▶ **WHAT NEEDS TO BE DONE**:
Set down the data below from its first line to the line holding "import * as", inclusive; omit all pictures.

:: SOURCE DATA

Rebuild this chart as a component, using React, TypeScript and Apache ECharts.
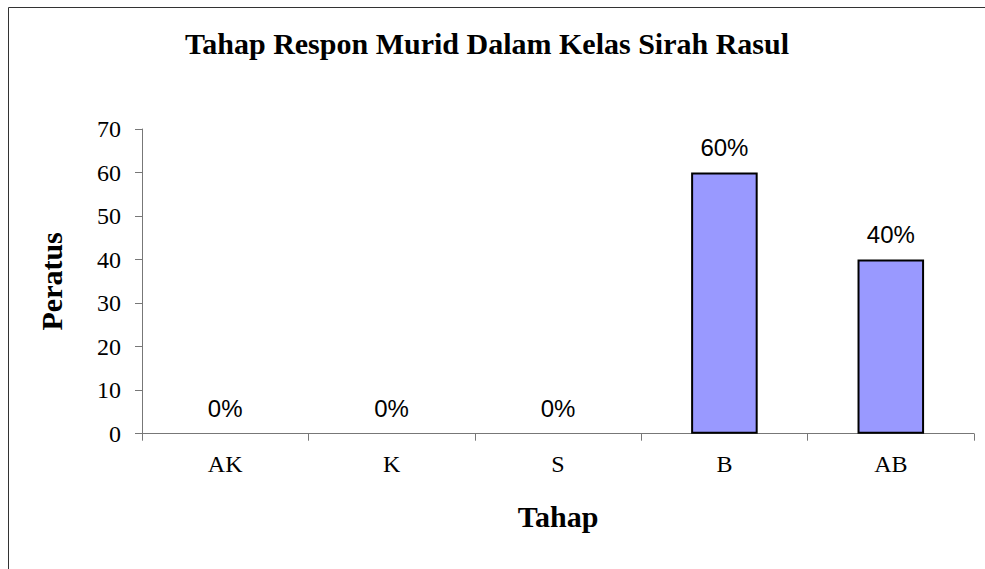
import React, { useEffect, useRef } from "react";
import * as echarts from "echarts";

const titleText = "Tahap Respon Murid Dalam Kelas Sirah Rasul";
const categories = ["AK", "K", "S", "B", "AB"];
const values = [0, 0, 0, 60, 40];
const xAxisName = "Tahap";
const yAxisName = "Peratus";

const SERIF = "'Times New Roman', 'Liberation Serif', serif";
const SANS = "Arial, 'Liberation Sans', sans-serif";

export default function App() {
  const ref = useRef<HTMLDivElement>(null);
  useEffect(() => {
    if (!ref.current) return;
    const chart = echarts.init(ref.current, null, { renderer: "svg" });
    chart.setOption({
      animation: false,
      backgroundColor: "#ffffff",
      graphic: [
        {
          type: "rect",
          shape: { x: 8.5, y: 7.5, width: 1100, height: 700 },
          style: { fill: "none", stroke: "#333", lineWidth: 1 },
          silent: true,
        },
        {
          type: "text",
          x: 487,
          y: 58,
          silent: true,
          style: {
            text: titleText,
            fontFamily: SERIF,
            fontWeight: "bold",
            fontSize: 30,
            fill: "#000",
            textAlign: "center",
            textVerticalAlign: "bottom",
          },
        },
      ],
      grid: { left: 142, right: 11, top: 129, bottom: 135.3 },
      xAxis: {
        type: "category",
        data: categories,
        name: xAxisName,
        nameLocation: "middle",
        nameGap: 68,
        nameTextStyle: {
          fontFamily: SERIF,
          fontWeight: "bold",
          fontSize: 30,
          color: "#000",
        },
        axisLine: { show: true, lineStyle: { color: "#777", width: 1 } },
        axisTick: { show: true, length: 7, lineStyle: { color: "#777" } },
        axisLabel: {
          margin: 18,
          fontFamily: SERIF,
          fontSize: 24,
          color: "#000",
        },
      },
      yAxis: {
        type: "value",
        min: 0,
        max: 70,
        interval: 10,
        name: yAxisName,
        nameLocation: "middle",
        nameGap: 76,
        nameTextStyle: {
          fontFamily: SERIF,
          fontWeight: "bold",
          fontSize: 30,
          color: "#000",
        },
        splitLine: { show: false },
        axisLine: { show: true, lineStyle: { color: "#777", width: 1 } },
        axisTick: { show: true, length: 7, lineStyle: { color: "#777" } },
        axisLabel: {
          margin: 21,
          fontFamily: SERIF,
          fontSize: 24,
          color: "#000",
        },
      },
      series: [
        {
          type: "bar",
          data: values.map((v) => ({
            value: v,
            itemStyle: { borderWidth: v === 0 ? 0 : 2 },
          })),
          barWidth: "40%",
          itemStyle: { color: "#9999FF", borderColor: "#000", borderWidth: 2 },
          label: {
            show: true,
            position: "top",
            distance: 13,
            formatter: "{c}%",
            fontFamily: SANS,
            fontSize: 24,
            color: "#000",
          },
        },
      ],
    });
    return () => chart.dispose();
  }, []);
  return (
    <div
      ref={ref}
      style={{ position: "absolute", left: 0, top: 0, width: 985, height: 569 }}
    />
  );
}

::::

▶ **RESPONSE BELOW**:
Rebuild this chart as a component, using React, TypeScript and Apache ECharts.
import React, { useEffect, useRef } from "react";
import * as echarts from "echarts";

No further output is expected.